La paz era otra de sus causas. Monseñor Romero era un pacifista declarado. Creía en el diálogo, en la conversión, en la fuerza del Evangelio que impulsa a la hermandad. Creía en la superación del odio. Y creía también en la igual dignidad de la persona. Sabía que toda violencia comienza despreciando la igual dignidad de la persona. Y por eso trataba de restaurarla con su voz, con su ejemplo, con su fuerza personal, con su diálogo con todos. Sus repetidas declaraciones insistiendo en que la única violencia posible es la que se hace uno a sí mismo cuando se lucha contra el propio egoísmo o espíritu de venganza le muestran como alguien que cree posible la reconciliación. Pero reconciliación sobre la verdad y la justicia, no sobre frases vacías que no transforman la realidad. Sabía que la paz está íntimamente unida a la justicia y por eso insistía en esta como camino hacia aquella. Escuchaba a todos, pero pedía, también a todos, que dejaran aparte sus intereses individuales para llegar a un bien social del que se pudiera decir con razón que era un bien común.
Ciertamente, esas causas estaban impregnadas y brotaban de su amor a Dios y a los hijos e hijas de Dios. Pero eran causas claras. Defensa de la vida en un tiempo, parecido al actual, en el que valía muy poco y demasiados pensaban que asesinar podía ser solución para los conflictos. Defensa de la dignidad y de los derechos humanos en un tiempo en que se explotaba a los pobres y se comenzaba a exhibir una desigualdad brutal y ofensiva. Desigualdad que hoy permanece agresiva y dura sin que nos indigne ni nos saque de una excesiva indiferencia. Desigualdad sistemáticamente ocultada por los medios de comunicación que ayer persiguieron al obispo mártir y que hoy siguen ocultándola. Desigualdad que se sigue mostrando en los salarios, multiplicando la inequidad tanto en la realidad como en la ley del salario mínimo. Y finalmente, defensa de la paz con justicia. Esa paz social que hoy decimos que queremos, pero que no nos atrevemos a ponerle la justicia como condimento indispensable.

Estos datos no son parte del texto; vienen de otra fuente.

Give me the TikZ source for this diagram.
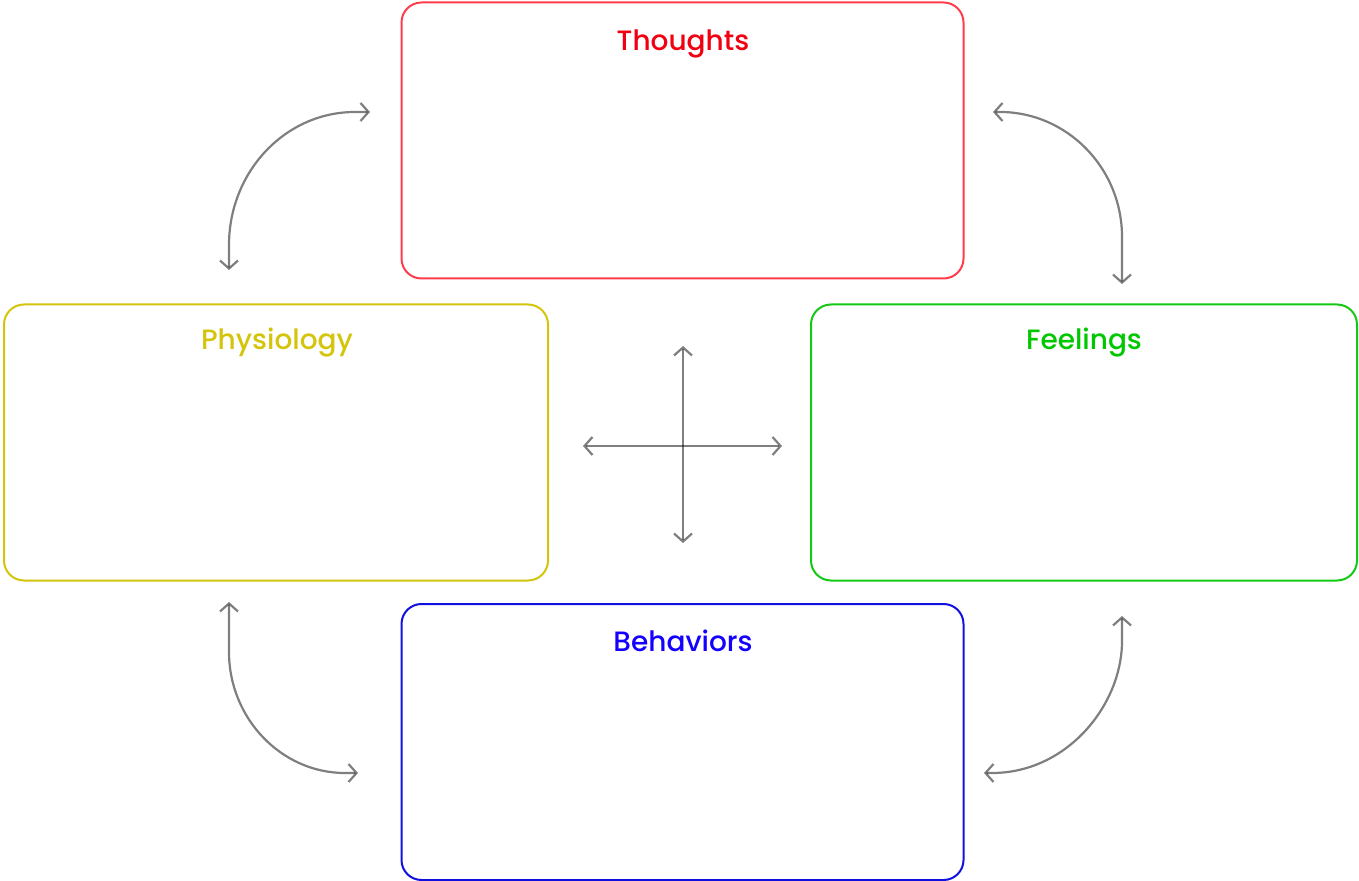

Monseñor Romero fue como Jesús y con él, “testigo de la verdad”. De una verdad fundamental cristiana, que es la de la hermandad universal construida desde el Padre lleno de amor. Y testigo también de una verdad histórica en la que la hermandad se negaba de muchas maneras. El comunicado de la Conferencia Episcopal en el momento de su muerte decía que “por ser fiel a la verdad, cayó como los grandes profetas entre el vestíbulo y el altar”. Profeta de justicia, padre de los pobres, defensor de los derechos humanos, hombre libre para anunciar el Reino de Dios y denunciar el antirreino, sigue siendo para nosotros ejemplo y camino. Las causas del cristiano tienen siempre objetivos trascendentes y objetivos históricos. Si hoy nos olvidamos de los dolores de nuestro pueblo, estaremos olvidándonos también del verdadero mártir y santo, Óscar Arnulfo Romero.